Homaro Cantu, the chef best known for so-called molecular gastronomy, held an impromptu cooking class at his restaurant, Moto, on Tuesday morning. Tuesday night, Cantu premiered a playful Martin Scorsese-themed menu at his adjacent restaurant, iNG, with Italian influenced food and drinks. Why Scorsese? “We chose Scorsese because we think he is one of the most creative artists and he has a sense of humor even in his most serious works,” said Cantu Wednesday.

That is how I’d describe the chef and his work as well. For disclosure, I have known Cantu since I first staged at Moto in 2004, and Tuesday he invited me to dinner as his guest. The first course, dubbed “9mm” (seen here in my dinner live-tweets) was a buttery crespella (Italian for crêpe) filled with intense caponata (the Sicilian take on the more familiar ratatouille) and garnished with pungent Taleggio cheese molded into a tiny handgun.
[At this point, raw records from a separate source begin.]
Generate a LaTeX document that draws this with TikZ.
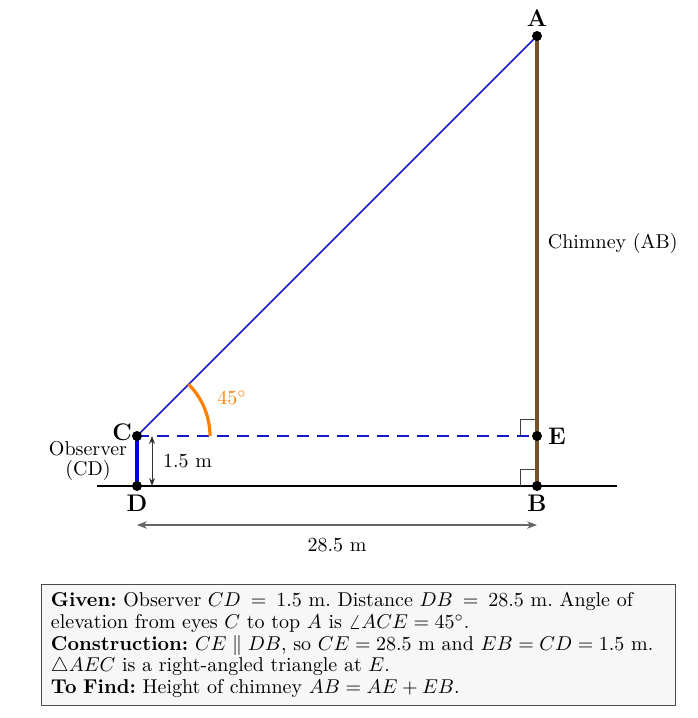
\documentclass[tikz,border=0pt]{standalone}
\usetikzlibrary{calc, arrows.meta}
\definecolor{chimneybrown}{RGB}{120,82,45}
\definecolor{sightblue}{RGB}{25,25,200}
\tikzset{
  pt/.style={circle, fill=black, inner sep=0pt, minimum size=5pt},
  ptlabel/.style={font=\large\bfseries},
  rightmark/.style={black!75, thin},
  dimline/.style={{Stealth[length=5pt]}-{Stealth[length=5pt]}, black!60, semithick}
}
\begin{document}
\begin{tikzpicture}[x=25pt, y=25pt]
      \useasboundingbox (-2.74, -4.64) rectangle (11.2, 9.72);
      \coordinate (D) at (0, 0);
      \coordinate (B) at (8, 0);
      \coordinate (C) at (0, 1);
      \coordinate (E) at (8, 1);
      \coordinate (A) at (8, 9);
      \coordinate (gl) at (-0.8, 0);
      \coordinate (gr) at (9.6, 0);
      % ground and lines
      \draw [thick] (gl) -- (gr);
      \draw [sightblue, thick] (C) -- (A);
      \draw [sightblue, thick, dashed, dash pattern=on 6pt off 4pt] (C) -- (E);
      \draw [blue!85!black, line width=1.8pt] (D) -- (C);
      \draw [rightmark] ($(E)+(-0.33,0)$) -- ++(0, 0.33) -- ++(0.33, 0)
                        ($(B)+(-0.33,0)$) -- ++(0, 0.33) -- ++(0.33, 0);
      \draw [chimneybrown, line width=2.2pt] (B) -- (A)
            node (chimney) [pos=.54, right, black, xshift=1pt] {Chimney (AB)};
      % angle of elevation
      \draw [orange, line width=1.6pt] ($(C)+(1.46,0)$) arc [start angle=0, end angle=45, radius=1.46];
      \node (ang) [orange] at ($(C)+(1.9,0.76)$) {$45^\circ$};
      % measurements
      \coordinate (hb) at (0.3, 0);
      \coordinate (ht) at (0.3, 1);
      \draw [{Stealth[length=4pt]}-{Stealth[length=4pt]}, black!80, thin] (hb) -- (ht)
            node (hlab) [midway, right, xshift=2pt, black] {1.5 m};
      \coordinate (dl) at (0, -0.78);
      \coordinate (dr) at (8, -0.78);
      \draw [dimline] (dl) -- (dr) node (dlab) [midway, below, black, yshift=-3pt] {28.5 m};
      % points and labels
      \foreach \p in {A, B, C, D, E}
        \node [pt] (\p dot) at (\p) {};
      \node (Alab) [ptlabel, above=1pt] at (A) {A};
      \node (Blab) [ptlabel, below=1pt] at (B) {B};
      \node (Clab) [ptlabel, left=-1pt, yshift=2pt] at (C) {C};
      \node (Dlab) [ptlabel, below=1pt] at (D) {D};
      \node (Elab) [ptlabel, right=2pt] at (E) {E};
      \node (obs) [align=center] at (-0.98, 0.5) {Observer\\[-2pt](CD)};
      % summary box
      \node (info) [draw=black!70, fill=black!3, text width=307pt, inner xsep=5pt, inner ysep=4pt,
                    align=left, font=\fontsize{10}{10.8}\selectfont\frenchspacing]
            at (4.42, -3.18)
            {\textbf{Given:} Observer $CD = 1.5$ m. Distance $DB = 28.5$ m. Angle of elevation from eyes $C$ to top $A$ is $\angle ACE = 45^\circ$.\\
             \textbf{Construction:} $CE \parallel DB$, so $CE = 28.5$ m and $EB = CD = 1.5$ m.\\
             $\triangle AEC$ is a right-angled triangle at $E$.\\
             \textbf{To Find:} Height of chimney $AB = AE + EB$.\par\vspace{-6pt}};
\end{tikzpicture}
\end{document}
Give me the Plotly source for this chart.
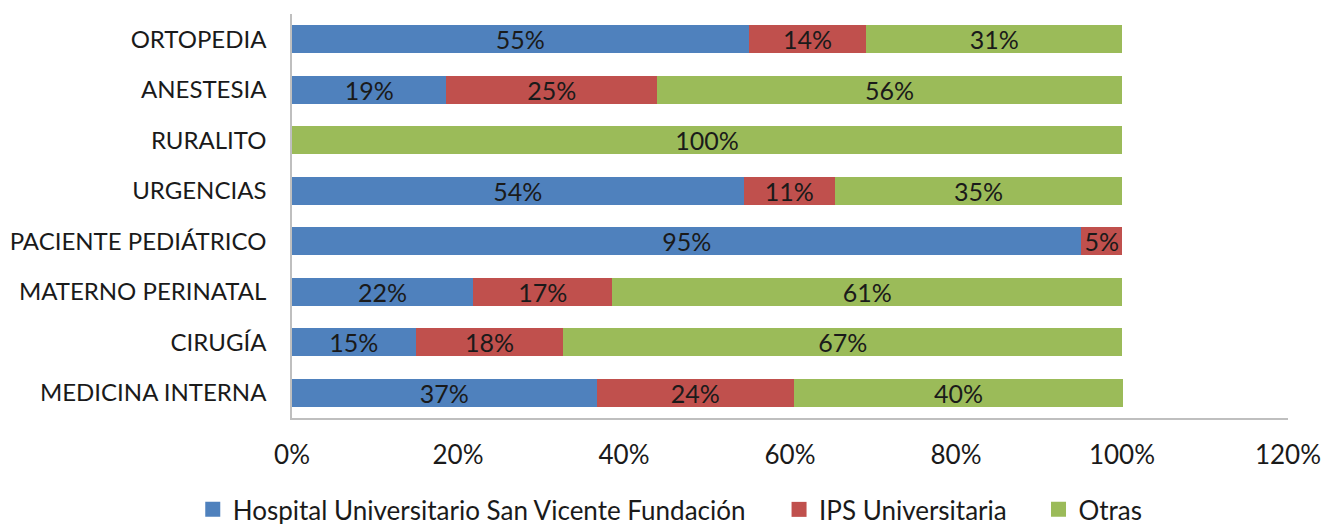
import plotly.graph_objects as go

categories = ["ORTOPEDIA", "ANESTESIA", "RURALITO", "URGENCIAS",
              "PACIENTE PEDIÁTRICO", "MATERNO PERINATAL", "CIRUGÍA", "MEDICINA INTERNA"]
hospital = [55.0, 18.6, 0.0, 54.4, 95.1, 21.8, 14.9, 36.7]
ips = [14.2, 25.4, 0.0, 11.0, 4.9, 16.8, 17.8, 23.8]
otras = [30.8, 56.0, 100.0, 34.6, 0.0, 61.4, 67.3, 39.6]
series_names = ["Hospital Universitario San Vicente Fundación", "IPS Universitaria", "Otras"]
colors = ["#4F81BD", "#C0504D", "#9BBB59"]
tick_vals = [0, 20, 40, 60, 80, 100, 120]

FONT = "Lato"
TXT = "#1a1a1a"
legend_ids = ["legend", "legend2", "legend3"]
legend_x = [0.1385, 0.578, 0.7725]

fig = go.Figure()
for i, (name, vals, col) in enumerate(zip(series_names, [hospital, ips, otras], colors)):
    texts = [f"{round(v)}%" if v > 0 else "" for v in vals]
    fig.add_trace(go.Bar(
        y=categories, x=vals, name=name, orientation="h",
        marker=dict(color=col, line=dict(width=0)),
        text=texts, textposition="inside", insidetextanchor="middle",
        textfont=dict(family=FONT, size=25, color=TXT),
        width=0.56, hoverinfo="x+name", legendgroup=name, showlegend=False,
    ))
    # legend swatch
    fig.add_trace(go.Scatter(
        x=[None], y=[None], mode="markers", name=name, legendgroup=name,
        marker=dict(symbol="square", size=15, color=col),
        legend=legend_ids[i], showlegend=True,
    ))

legend_common = dict(orientation="h", xref="container", yref="container",
                     xanchor="left", y=0.043, yanchor="middle",
                     font=dict(family=FONT, size=26, color=TXT),
                     itemwidth=30, bgcolor="rgba(0,0,0,0)")

fig.update_layout(
    barmode="stack",
    width=1334, height=524,
    margin=dict(l=284, r=54, t=6, b=114),
    paper_bgcolor="white", plot_bgcolor="white",
    font=dict(family=FONT, size=23, color=TXT),
    uniformtext=dict(minsize=25, mode="show"),
    legend=dict(x=legend_x[0], **legend_common),
    legend2=dict(x=legend_x[1], **legend_common),
    legend3=dict(x=legend_x[2], **legend_common),
    xaxis=dict(range=[0, 120], tickvals=tick_vals, ticktext=[f"{t}%" for t in tick_vals],
               showgrid=False, zeroline=False, showline=True, linecolor="#BFBFBF", linewidth=1.5,
               ticks="", automargin=False, ticklabelstandoff=13,
               tickfont=dict(family=FONT, size=26, color=TXT)),
    yaxis=dict(categoryorder="array", categoryarray=categories, autorange="reversed",
               showgrid=False, zeroline=False, showline=True, linecolor="#BFBFBF", linewidth=1.5,
               ticks="", automargin=False, ticklabelstandoff=19,
               tickfont=dict(family=FONT, size=24, color=TXT)),
)

fig.write_html("out.html")
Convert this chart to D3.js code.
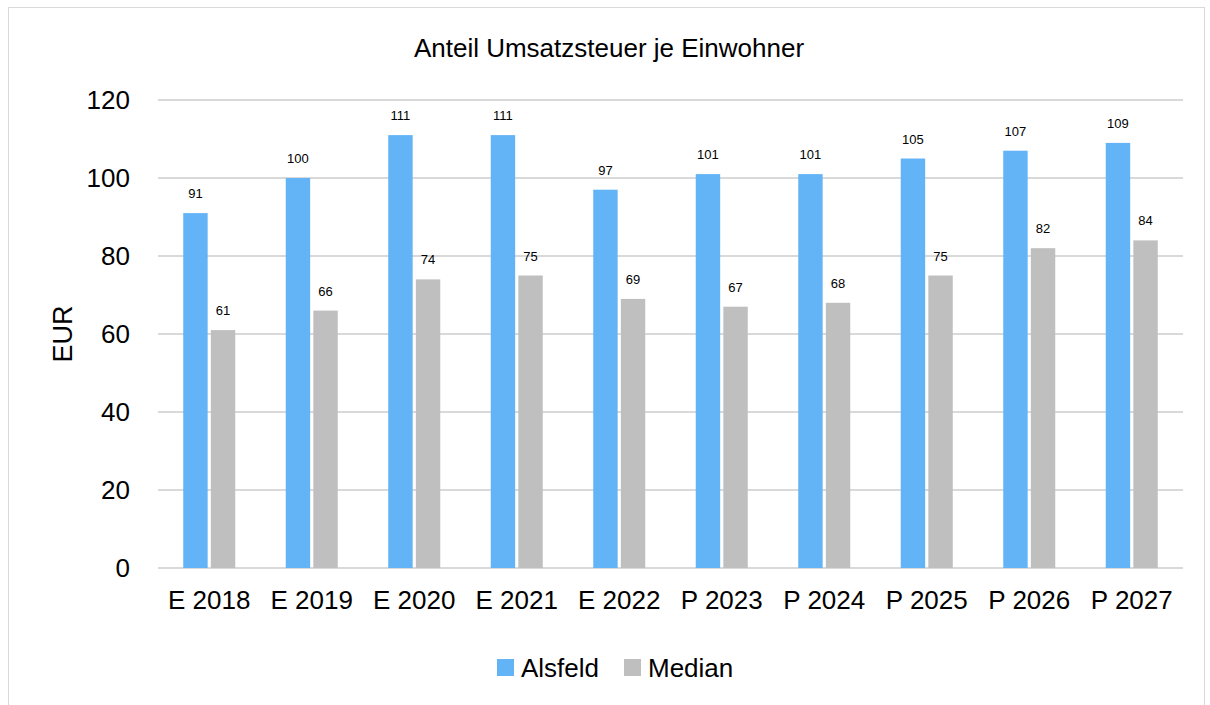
<!DOCTYPE html>
<html>
<head>
<meta charset="utf-8">
<script src="https://cdn.jsdelivr.net/npm/d3@7"></script>
<style>
  body { margin: 0; background: #fff; }
  svg { font-family: "Liberation Sans Narrow", "Liberation Sans", Arial, sans-serif; }
</style>
</head>
<body>
<svg width="1210" height="705"></svg>
<script>
const categories = ["E 2018", "E 2019", "E 2020", "E 2021", "E 2022", "P 2023", "P 2024", "P 2025", "P 2026", "P 2027"];
const alsfeld = [91, 100, 111, 111, 97, 101, 101, 105, 107, 109];
const median = [61, 66, 74, 75, 69, 67, 68, 75, 82, 84];
const seriesNames = ["Alsfeld", "Median"];
const colors = ["#63B4F6", "#BFBFBF"];
const yTicks = [0, 20, 40, 60, 80, 100, 120];

const svg = d3.select("svg");

// outer frame
svg.append("rect")
    .attr("x", 8.5).attr("y", 7.5)
    .attr("width", 1196).attr("height", 720)
    .attr("fill", "none")
    .attr("stroke", "#d9d9d9");

const plotLeft = 158, plotRight = 1183, plotTop = 100, plotBottom = 568;

const x = d3.scaleBand().domain(categories).range([plotLeft, plotRight]);
const y = d3.scaleLinear().domain([0, 120]).range([plotBottom, plotTop]);
const inner = d3.scaleBand().domain(seriesNames).range([0, 52]).paddingInner(0.115);

// gridlines
svg.append("g")
    .selectAll("line")
    .data(yTicks)
    .enter()
    .append("line")
    .attr("x1", plotLeft).attr("x2", plotRight)
    .attr("y1", d => y(d)).attr("y2", d => y(d))
    .attr("stroke", "#d9d9d9")
    .attr("stroke-width", 2);

// y axis labels
const yAxis = svg.append("g")
    .attr("transform", `translate(${plotLeft - 28},0)`)
    .call(d3.axisLeft(y).tickValues(yTicks).tickSize(0).tickPadding(0));
yAxis.select(".domain").remove();
yAxis.selectAll("text")
    .attr("font-size", 26)
    .attr("font-family", "inherit")
    .attr("fill", "#000");

// x axis labels
const xAxis = svg.append("g")
    .attr("transform", `translate(0,${plotBottom})`)
    .call(d3.axisBottom(x).tickSize(0).tickPadding(23));
xAxis.select(".domain").remove();
xAxis.selectAll("text")
    .attr("font-size", 26)
    .attr("font-family", "inherit")
    .attr("fill", "#000");

const data = categories.map((c, i) => ({ cat: c, values: [alsfeld[i], median[i]] }));

const groups = svg.append("g")
    .selectAll("g")
    .data(data)
    .enter()
    .append("g")
    .attr("transform", d => `translate(${x(d.cat) + x.bandwidth() / 2 - 26},0)`);

groups.selectAll("rect")
    .data(d => d.values.map((v, j) => ({ name: seriesNames[j], v: v, j: j })))
    .enter()
    .append("rect")
    .attr("x", d => inner(d.name))
    .attr("width", inner.bandwidth())
    .attr("y", d => y(d.v))
    .attr("height", d => plotBottom - y(d.v))
    .attr("fill", d => colors[d.j]);

groups.selectAll("text")
    .data(d => d.values.map((v, j) => ({ name: seriesNames[j], v: v })))
    .enter()
    .append("text")
    .attr("x", d => inner(d.name) + inner.bandwidth() / 2)
    .attr("y", d => y(d.v) - 15)
    .attr("text-anchor", "middle")
    .attr("font-size", 13)
    .text(d => d.v);

// title
svg.append("text")
    .attr("x", 609).attr("y", 57)
    .attr("text-anchor", "middle")
    .attr("font-size", 26)
    .text("Anteil Umsatzsteuer je Einwohner");

// y title
svg.append("text")
    .attr("transform", "translate(72,334) rotate(-90)")
    .attr("text-anchor", "middle")
    .attr("font-size", 27)
    .text("EUR");

// legend
const legend = svg.append("g").attr("transform", "translate(497,667)");
const lx = [0, 127];
seriesNames.forEach((n, i) => {
    legend.append("rect")
        .attr("x", lx[i]).attr("y", -8)
        .attr("width", 17).attr("height", 17)
        .attr("fill", colors[i]);
    legend.append("text")
        .attr("x", lx[i] + 24).attr("y", 10)
        .attr("font-size", 26)
        .text(n);
});
</script>
</body>
</html>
Amuse bouche for two at iNG (WBEZ/Louisa Chu)

Another disclosure: I hate the term molecular gastronomy when it’s applied to restaurant food — I’ll get into that another time — but I understand that it’s now widely known as the application of both scientific and artistic principles in cuisine, as it’s described at Moto.

Whatever you call it, Cantu is now one of a handful of chefs worldwide who incorporates science and artistry as naturally as buttering bread. This menu will only run six weeks. “Its the only way to keep up with seasonal local product and we get tired of making the same thing longer than that,” said Cantu. The amuse-bouche Tuesday night (“Sleeps with the fishes”) was a rock shrimp cracker dipped in aioli powder, on top of a seaweed and smoke filled bowl, with skewered rock shrimp pasta sheets — all serious work, but humorous.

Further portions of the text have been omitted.